Mike Gencarelli: Out of “The Blood Trilogy”, consisting of “Blood Feast”, “Two Thousand Maniacs!” and “Color Me Blood Red” Which is your favorite and why?
H.G. Lewis: “Two Thousand Maniacs!” is to this day my personal favorite. It’s as close to a hand-made personal film as I’ve ever made … including the title music and my own voice on the title music. All these years later, “Two Thousand Maniacs!” still plays well.

MG: How was it returning to directing with the sequel to your classic film “Blood Feast” after 30 years?
HGL: Exhilarating. I worked far less than I had worked when I was both director and cinematographer, and I had no decisions in the casting or crew selection. On the negative side, exclusion from major decision-making is what ultimately led to “The Uh-Oh Show.”

MG: What was the hardest production that you have been involved with?
HGL: From a creative point of view, the hardest was “Color Me Blood Red.” From a production point of view, I’d choose the children’s film “Jimmy, the Boy Wonder.”

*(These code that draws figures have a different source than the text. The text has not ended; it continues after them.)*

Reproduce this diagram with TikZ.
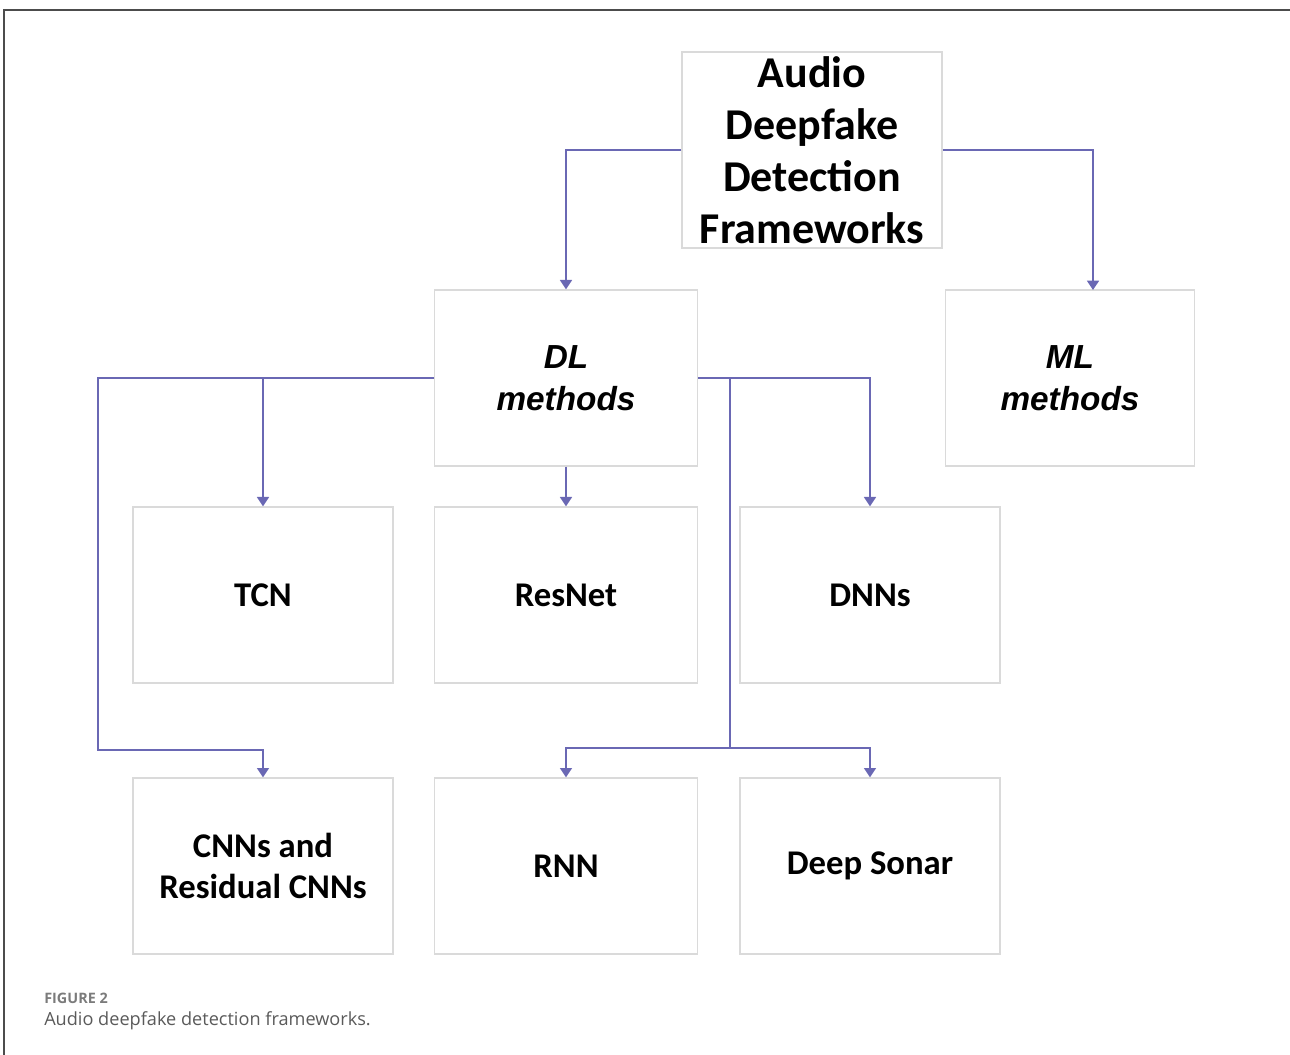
\documentclass[tikz,border=0pt]{standalone}
\usepackage{fontspec}
\setmainfont{Carlito}
\newfontfamily\arialfont{Liberation Sans}
\newfontfamily\capfont{Open Sans}
\usetikzlibrary{arrows.meta}

\definecolor{linkblue}{HTML}{6A68B4}
\definecolor{boxgray}{HTML}{DADADA}
\definecolor{capgray}{HTML}{5A5A5A}

\tikzset{
  fwbox/.style={draw=boxgray, line width=1pt, fill=white, minimum width=195pt, minimum height=132pt, inner sep=0pt},
  fwtext/.style={font=\bfseries\fontsize{26}{31}\selectfont, align=center},
  mtext/.style={font=\arialfont\bfseries\itshape\fontsize{25}{31.5}\selectfont, align=center},
  link/.style={draw=linkblue, line width=1.3pt},
  linkarr/.style={link, -{Triangle[width=9pt,length=7pt]}}
}

\begin{document}
\begin{tikzpicture}[x=0.75pt,y=-0.75pt]
\useasboundingbox (0,0) rectangle (1290,1055);
% frame
\draw[line width=1.2pt, black!70] (4,1055) -- (4,10) -- (1290,10);
% boxes
\node[fwbox, minimum width=195pt, minimum height=147pt, font=\bfseries\fontsize{33}{39}\selectfont, align=center] (top) at (812,150) {Audio\\Deepfake\\Detection\\Frameworks};
\node[fwbox, minimum width=197pt, mtext] (dl) at (566,378) {DL\\methods};
\node[fwbox, minimum width=187pt, mtext] (ml) at (1070,378) {ML\\methods};
\node[fwbox, fwtext] (tcn) at (263,595) {TCN};
\node[fwbox, minimum width=197pt, fwtext] (resnet) at (566,595) {ResNet};
\node[fwbox, fwtext] (dnns) at (870,595) {DNNs};
\node[fwbox, fwtext] (cnns) at (263,866) {CNNs and\\Residual CNNs};
\node[fwbox, minimum width=197pt, fwtext] (rnn) at (566,866) {RNN};
\node[fwbox, fwtext] (sonar) at (870,866) {Deep Sonar};
% bends
\coordinate (mlin) at (1093,290);
\coordinate (lbend) at (98,750);
\coordinate (rjoin) at (730,748);
% connectors
\draw[linkarr] (top.west) -| (dl.north);
\draw[linkarr] (top.east) -| (mlin);
\draw[linkarr] (dl.west) -| (lbend) -| (cnns.north);
\draw[linkarr] (tcn.north |- dl.west) -- (tcn.north);
\draw[linkarr] (dl.south) -- (resnet.north);
\draw[linkarr] (dl.east) -| (dnns.north);
\draw[link] (dl.east -| rjoin) -- (rjoin);
\draw[linkarr] (rjoin) -| (rnn.north);
\draw[linkarr] (rjoin) -| (sonar.north);
% caption
\node[anchor=west, font=\capfont\fontsize{10.8}{12}\selectfont\bfseries, text=capgray!80, inner sep=0pt] (fig) at (44,998) {FIGURE 2};
\node[anchor=west, font=\capfont\fontsize{13.6}{15}\selectfont, text=capgray, inner sep=0pt] (cap) at (44,1021) {Audio deepfake detection frameworks.};
\end{tikzpicture}
\end{document}
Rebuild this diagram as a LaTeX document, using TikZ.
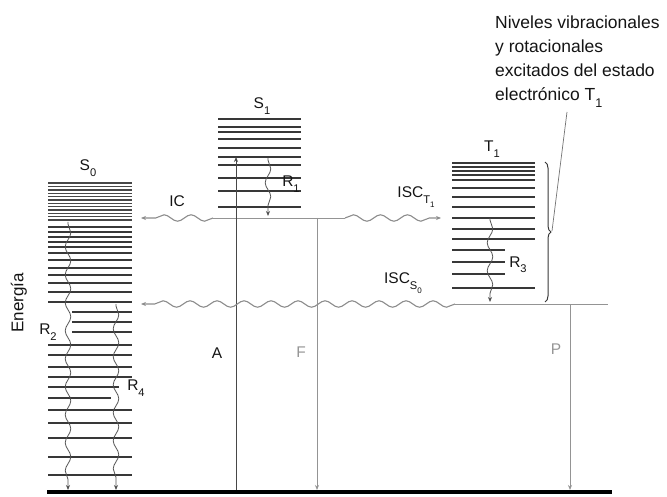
\documentclass[tikz,border=0pt]{standalone}
\usepackage{fontspec}
\setmainfont{Liberation Sans}
\usetikzlibrary{arrows.meta,decorations.pathmorphing,decorations.pathreplacing}
\newcommand\lsub[1]{\raisebox{-0.35em}{\scalebox{0.72}{#1}}}
\begin{document}
\begin{tikzpicture}[x=1pt,y=-1pt,
  lvl/.style={line width=1.4pt, draw=black!78},
  dense/.style={line width=1.15pt, draw=black!72},
  thinl/.style={line width=0.9pt, draw=black!72},
  greyl/.style={line width=0.9pt, draw=black!42},
  tip/.style={-{Stealth[length=5pt,width=4pt]}},
  wavyg/.style={line width=1.1pt, draw=black!45, decorate,
     decoration={snake, amplitude=3.2pt, segment length=27pt, post length=5pt}},
  wavyr/.style={line width=0.8pt, draw=black!68, decorate,
     decoration={snake, amplitude=2.8pt, segment length=28pt, pre length=2pt, post length=5pt}},
  lab/.style={font=\fontsize{15.5}{17}\selectfont, inner sep=0pt, text=black!92},
  glab/.style={lab, text=black!42},
  note/.style={font=\fontsize{17.5}{24}\selectfont, inner sep=0pt, align=left, text=black!92}
]
\useasboundingbox (0,0) rectangle (667,497);

% ---- S0 levels
\foreach \y in {183,186.5,190,193.3,196.6,200,203.3,206.6,210,213.3,216.6,220}
  \draw[dense] (48,\y) -- (132,\y);
\foreach \y in {227,232,237,242,247,253,260,268,275,283,292,302,345,355,367,377,410,423,438,457,475}
  \draw[lvl] (48,\y) -- (132,\y);
\foreach \y in {312,322,332}
  \draw[lvl] (72,\y) -- (132,\y);
\draw[lvl] (48,387) -- (119,387);
\draw[lvl] (48,398) -- (111,398);

% ---- S1 levels
\foreach \y in {119,127,132,139,148,157,165,178,191,207}
  \draw[lvl] (218,\y) -- (301,\y);

% ---- T1 levels
\foreach \y in {163,167,171,175,180,188,197,207,218,229,239,288}
  \draw[lvl] (452,\y) -- (535,\y);
\foreach \y in {250,262,274}
  \draw[lvl] (452,\y) -- (505,\y);

% ---- labels
\node[lab] (S0) at (88,168) {S\lsub{0}};
\node[lab] (S1) at (262,106) {S\lsub{1}};
\node[lab] (T1) at (492,149) {T\lsub{1}};
\node[lab] (IC) at (177,201) {IC};
\node[lab] (R1) at (291,184) {R\lsub{1}};
\node[lab] (ISCT) at (416,197) {ISC\lsub{T\lsub{1}}};
\node[lab] (ISCS) at (403,283) {ISC\lsub{S\lsub{0}}};
\node[lab] (R3) at (518,265) {R\lsub{3}};
\node[lab] (R2) at (48,332) {R\lsub{2}};
\node[lab] (R4) at (136,388) {R\lsub{4}};
\node[lab] (A) at (217,353) {A};
\node[glab] (F) at (301,352) {F};
\node[glab] (P) at (556,349) {P};
\node[lab, rotate=90, font=\fontsize{17}{19}\selectfont] (En) at (19,303) {Energía};
\node[note, anchor=north west] (note) at (495,16)
  {Niveles vibracionales\\y rotacionales\\excitados del estado\\electrónico T\lsub{1}};

% ---- key points
\coordinate (s1gW) at (213,218);
\coordinate (s1gE) at (345,218);
\coordinate (icEnd) at (141,218);
\coordinate (t1In) at (441,218);
\coordinate (aBot) at (236,492);
\coordinate (aTop) at (236,157);
\coordinate (fTop) at (317,218);
\coordinate (fBot) at (317,490);
\coordinate (r1Top) at (268,158);
\coordinate (r1Bot) at (268,216);
\coordinate (t1gW) at (455,304);
\coordinate (t1gE) at (608,304);
\coordinate (s0In) at (141,304);
\coordinate (pTop) at (570,304);
\coordinate (pBot) at (570,490);
\coordinate (r3Top) at (490,218);
\coordinate (r3Bot) at (490,302);
\coordinate (r2Top) at (68,222);
\coordinate (r2Bot) at (68,490);
\coordinate (r4Top) at (116,304);
\coordinate (r4Bot) at (116,490);
\coordinate (gW) at (47,492);
\coordinate (gE) at (612,492);
\coordinate (brT) at (545,162);
\coordinate (brB) at (545,302);
\coordinate (brTip) at (552,231);
\coordinate (ptr) at (567,112);

% ---- connectors
\draw[greyl] (s1gW) -- (s1gE);
\draw[wavyg, tip] (s1gW) -- (icEnd);
\draw[wavyg, tip] (s1gE) -- (t1In);
\draw[thinl, tip] (aBot) -- (aTop);
\draw[greyl, tip] (fTop) -- (fBot);
\draw[wavyr, tip] (r1Top) -- (r1Bot);
\draw[greyl] (t1gW) -- (t1gE);
\draw[wavyg, tip] (t1gW) -- (s0In);
\draw[greyl, tip] (pTop) -- (pBot);
\draw[wavyr, tip] (r3Top) -- (r3Bot);
\draw[wavyr, tip] (r2Top) -- (r2Bot);
\draw[wavyr, tip] (r4Top) -- (r4Bot);
\draw[line width=4pt, black] (gW) -- (gE);
\draw[line width=1pt, black!78, decorate, decoration={brace, amplitude=6pt}] (brT) -- (brB);
\draw[line width=0.7pt, black!55] (brTip) -- (ptr);
\end{tikzpicture}
\end{document}
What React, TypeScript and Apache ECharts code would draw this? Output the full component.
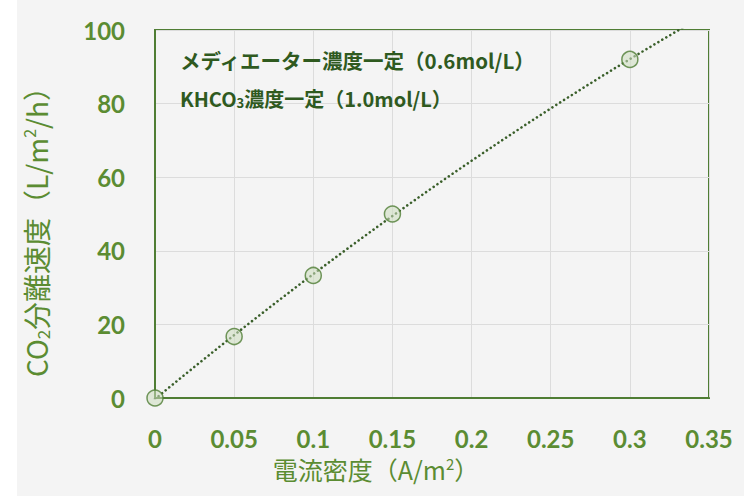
import React, { useEffect, useRef } from "react";
import * as echarts from "echarts";

const currentDensity = [0, 0.05, 0.1, 0.15, 0.3];
const co2Rate = [0, 16.7, 33.3, 50, 92];
const xTicks = { min: 0, max: 0.35, interval: 0.05 };
const yTicks = { min: 0, max: 100, interval: 20 };
const legendLines = ["メディエーター濃度一定（0.6mol/L）", "KHCO{sub|3}濃度一定（1.0mol/L）"];
const xName = "電流密度（A/m{sup|2}）";
const yName = "CO{sub|2}分離速度（L/m{sup|2}/h）";

// least-squares quadratic trendline (as in a spreadsheet "polynomial, order 2" trendline)
function quadFit(xs: number[], ys: number[]) {
  const s = (f: (x: number, y: number) => number) => xs.reduce((acc, x, i) => acc + f(x, ys[i]), 0);
  const n = xs.length;
  const Sx = s((x) => x), Sx2 = s((x) => x * x), Sx3 = s((x) => x ** 3), Sx4 = s((x) => x ** 4);
  const Sy = s((_, y) => y), Sxy = s((x, y) => x * y), Sx2y = s((x, y) => x * x * y);
  const M = [
    [n, Sx, Sx2, Sy],
    [Sx, Sx2, Sx3, Sxy],
    [Sx2, Sx3, Sx4, Sx2y],
  ];
  for (let i = 0; i < 3; i++) {
    for (let k = i + 1; k < 3; k++) {
      const f = M[k][i] / M[i][i];
      for (let j = i; j < 4; j++) M[k][j] -= f * M[i][j];
    }
  }
  const r = [0, 0, 0];
  for (let i = 2; i >= 0; i--) {
    let v = M[i][3];
    for (let j = i + 1; j < 3; j++) v -= M[i][j] * r[j];
    r[i] = v / M[i][i];
  }
  return (x: number) => r[0] + r[1] * x + r[2] * x * x;
}

export default function App() {
  const ref = useRef<HTMLDivElement>(null);
  useEffect(() => {
    if (!ref.current) return;
    const chart = echarts.init(ref.current, null, { renderer: "svg" });
    const fit = quadFit(currentDensity, co2Rate);
    const trend: number[][] = [];
    const steps = 140;
    for (let i = 0; i <= steps; i++) {
      const x = (xTicks.max * i) / steps;
      trend.push([x, fit(x)]);
    }
    const green = "#5b8c32";
    const dark = "#2f5a1f";
    const font = "Lato, 'Noto Sans CJK JP', sans-serif";
    const cjk = "'Noto Sans CJK JP', Lato, sans-serif";
    chart.setOption({
      animation: false,
      backgroundColor: "#ffffff",
      graphic: [
        {
          type: "rect",
          z: -10,
          shape: { x: 17, y: 0, width: 744, height: 496 },
          style: { fill: "#f4f4f4" },
          silent: true,
        },
        {
          type: "text",
          left: 180,
          top: 50,
          z: 10,
          style: {
            text: legendLines[0],
            fontSize: 20.5,
            fontWeight: "bold",
            fill: dark,
            fontFamily: cjk,
          },
        },
        {
          type: "text",
          left: 180,
          top: 88,
          z: 10,
          style: {
            text: legendLines[1],
            fontSize: 20,
            fontWeight: "bold",
            fill: dark,
            fontFamily: cjk,
            rich: {
              sub: { fontSize: 13, fontWeight: "bold", fill: dark, verticalAlign: "bottom", padding: [9, 0, 0, 0], fontFamily: cjk },
            },
          },
        },
      ],
      grid: {
        left: 155,
        right: 35,
        top: 30,
        bottom: 98,
        show: true,
        borderColor: "#4f7d34",
        borderWidth: 2,
        backgroundColor: "transparent",
      },
      xAxis: {
        type: "value",
        min: xTicks.min,
        max: xTicks.max,
        interval: xTicks.interval,
        name: xName,
        nameLocation: "middle",
        nameGap: 58,
        nameTextStyle: {
          fontSize: 25,
          color: green,
          fontFamily: cjk,
          padding: [0, 112, 0, 0],
          rich: {
            sup: { fontSize: 15, color: green, verticalAlign: "top", padding: [0, 0, 10, 0], fontFamily: cjk },
          },
        },
        axisLine: { show: true, lineStyle: { color: "#4f7d34", width: 2 } },
        axisTick: { show: false },
        splitLine: { show: true, lineStyle: { color: "#dcdcdc", width: 1 } },
        axisLabel: {
          fontSize: 24,
          fontWeight: "bold",
          color: green,
          margin: 28,
          fontFamily: font,
        },
      },
      yAxis: {
        type: "value",
        min: yTicks.min,
        max: yTicks.max,
        interval: yTicks.interval,
        name: yName,
        nameLocation: "middle",
        nameGap: 104,
        nameRotate: 90,
        nameTextStyle: {
          fontSize: 28,
          color: green,
          fontFamily: cjk,
          padding: [0, 22, 0, 0],
          rich: {
            sub: { fontSize: 17, color: green, verticalAlign: "bottom", padding: [13, 0, 0, 0], fontFamily: cjk },
            sup: { fontSize: 16, color: green, verticalAlign: "top", padding: [0, 0, 11, 0], fontFamily: cjk },
          },
        },
        axisLine: { show: true, lineStyle: { color: "#4f7d34", width: 2 } },
        axisTick: { show: false },
        splitLine: { show: true, lineStyle: { color: "#dcdcdc", width: 1 } },
        axisLabel: {
          fontSize: 24,
          fontWeight: "bold",
          color: green,
          margin: 30,
          fontFamily: font,
        },
      },
      series: [
        {
          type: "line",
          data: trend,
          showSymbol: false,
          symbol: "none",
          clip: true,
          z: 3,
          lineStyle: { color: "#3a5f2a", width: 2.6, type: [0.01, 4.6], cap: "round" },
        },
        {
          type: "scatter",
          data: currentDensity.map((x, i) => [x, co2Rate[i]]),
          symbol: "circle",
          symbolSize: 16,
          z: 4,
          itemStyle: { color: "rgba(205, 222, 190, 0.7)", borderColor: "#4f7d34", borderWidth: 1.5 },
        },
      ],
    });
    return () => chart.dispose();
  }, []);
  return (
    <div
      ref={ref}
      style={{ position: "fixed", left: 0, top: 0, width: 744, height: 496 }}
    />
  );
}
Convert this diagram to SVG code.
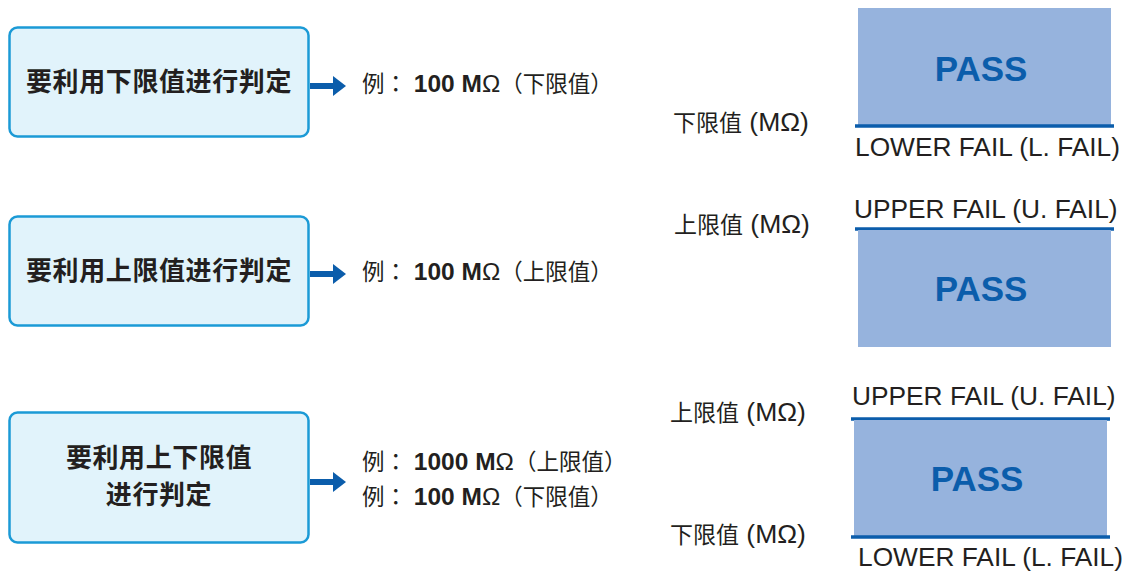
<svg xmlns="http://www.w3.org/2000/svg" width="1126" height="572" viewBox="0 0 1126 572">
<defs>
<style>
.box{fill:#e1f3fb;stroke:#1b9ad6;stroke-width:2.5}
.bt{font-family:"Liberation Sans","Noto Sans CJK SC",sans-serif;font-weight:bold;font-size:26px;fill:#231f20;text-anchor:middle;letter-spacing:0.6px}
.ex{font-family:"Liberation Sans","Noto Sans CJK SC",sans-serif;font-size:22.5px;fill:#231f20}
.l{font-size:24.5px}
.b{font-weight:bold}
.p{font-family:"Noto Sans CJK JP",sans-serif}
.lab{font-family:"Liberation Sans","Noto Sans CJK SC",sans-serif;font-size:23px;fill:#231f20}
.ll{font-size:26.5px}
.fail{font-family:"Liberation Sans","Noto Sans CJK SC",sans-serif;font-size:26.3px;fill:#231f20}
.pass{fill:#96b3dd}
.pt{font-family:"Liberation Sans",sans-serif;font-weight:bold;font-size:35px;fill:#0b5dab;text-anchor:middle}
.lim{stroke:#0b5dab;stroke-width:3.5}
.arr{stroke:#0b5dab;stroke-width:6;fill:none}
.ah{fill:#0b5dab}
</style>
</defs>
<g id="node-lower">
<rect class="box" x="9.5" y="27.5" width="299" height="109" rx="8"/>
<text class="bt" x="159" y="91">要利用下限值进行判定</text>
</g>
<g id="node-upper">
<rect class="box" x="9.5" y="216.5" width="299" height="109" rx="8"/>
<text class="bt" x="159" y="280">要利用上限值进行判定</text>
</g>
<g id="node-both">
<rect class="box" x="9.5" y="412.5" width="299" height="130" rx="8"/>
<text class="bt" x="159" y="467">要利用上下限值</text>
<text class="bt" x="159" y="504">进行判定</text>
</g>
<g id="connectors">
<line class="arr" x1="310" y1="86" x2="334" y2="86"/>
<polygon class="ah" points="333,76 346,86 333,96"/>
<line class="arr" x1="310" y1="274" x2="334" y2="274"/>
<polygon class="ah" points="333,264 346,274 333,284"/>
<line class="arr" x1="310" y1="482" x2="334" y2="482"/>
<polygon class="ah" points="333,472 346,482 333,492"/>
</g>
<g id="example-lower">
<text class="ex" x="362" y="92">例<tspan class="p">：</tspan><tspan class="l b"> 100 M</tspan><tspan class="l">Ω</tspan><tspan class="p">（下限值）</tspan></text>
</g>
<g id="example-upper">
<text class="ex" x="362" y="280">例<tspan class="p">：</tspan><tspan class="l b"> 100 M</tspan><tspan class="l">Ω</tspan><tspan class="p">（上限值）</tspan></text>
</g>
<g id="example-both">
<text class="ex" x="362" y="470">例<tspan class="p">：</tspan><tspan class="l b"> 1000 M</tspan><tspan class="l">Ω</tspan><tspan class="p">（上限值）</tspan></text>
<text class="ex" x="362" y="505">例<tspan class="p">：</tspan><tspan class="l b"> 100 M</tspan><tspan class="l">Ω</tspan><tspan class="p">（下限值）</tspan></text>
</g>
<g id="chart-lower">
<rect class="pass" x="858" y="8" width="253" height="118"/>
<text class="pt" x="981" y="81">PASS</text>
<line class="lim" x1="855" y1="126" x2="1114" y2="126"/>
<text class="lab" x="673" y="131">下限值<tspan class="ll"> (MΩ)</tspan></text>
<text class="fail" x="855" y="156">LOWER FAIL (L. FAIL)</text>
</g>
<g id="chart-upper">
<text class="fail" x="854" y="218">UPPER FAIL (U. FAIL)</text>
<text class="lab" x="674" y="233">上限值<tspan class="ll"> (MΩ)</tspan></text>
<line class="lim" x1="855" y1="229" x2="1114" y2="229"/>
<rect class="pass" x="858" y="230" width="253" height="117"/>
<text class="pt" x="981" y="301">PASS</text>
</g>
<g id="chart-both">
<text class="fail" x="852" y="405">UPPER FAIL (U. FAIL)</text>
<text class="lab" x="670" y="421">上限值<tspan class="ll"> (MΩ)</tspan></text>
<line class="lim" x1="851" y1="419" x2="1110" y2="419"/>
<rect class="pass" x="854" y="420" width="253" height="117"/>
<line class="lim" x1="851" y1="537" x2="1110" y2="537"/>
<text class="pt" x="977" y="491">PASS</text>
<text class="lab" x="670" y="543">下限值<tspan class="ll"> (MΩ)</tspan></text>
<text class="fail" x="858" y="566">LOWER FAIL (L. FAIL)</text>
</g>
</svg>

MG: “Two Thousand Maniacs!” was remade into the successful “2001 Maniacs” in 2005 and its sequel “2001 Maniacs: Field of Screams” out this summer, how do you feel that your films are living on and being re-imagined?
HGL: Each director puts his personal stamp on a film. I’m in no position to comment positively or negatively on either of those films other than to recognize that Tim Sullivan is a clever director.

MG: How do you feel about the 2007 remake to “The Wizard of Gore”?
HGL: My comments about “2001 Maniacs” also apply to Jeremy Kasden, director of the “Wizard of Gore” remake. I’d have been more slavish to the original in both cases … but so what? The remakes are their films.

MG: Your film “Monster a-Go-Go” has been infamous since its release, it was featured in “Mystery Science Theater 3000. You do you feel about its continued interest?
HGL: Let’s clarify: I didn’t make “Monster-a-Go-Go.” I bought the unfinished negative and built a sardonic campaign around the footage that existed, augmented by just enough “stuff” to finish it. The continued interest confounds me.

MG: Tell me about “7 Deadly Sins: Inside the Ecomm Cult”, what was it the film about?
HGL: This is a strange one. The folks producing this project – whom I hadn’t known before – negotiated a deal with me to appear on-camera, reading pre-written lines. We shot my sequence in about half an hour, in a field next to the building in which I live. I was the only actor for that scene and had no notion that a campaign would be built around my strange appearance. I have to salute the ingenuity of the filmmakers.

MG: Any upcoming projects? Any plans to return to directing?
HGL: I assume you know we’re just completing the editing and background music for “The Uh-Oh Show,” which I’m counting on to be a hit. And if I can put together a production group, I may make “Mr. Bruce and the Gore Machine.”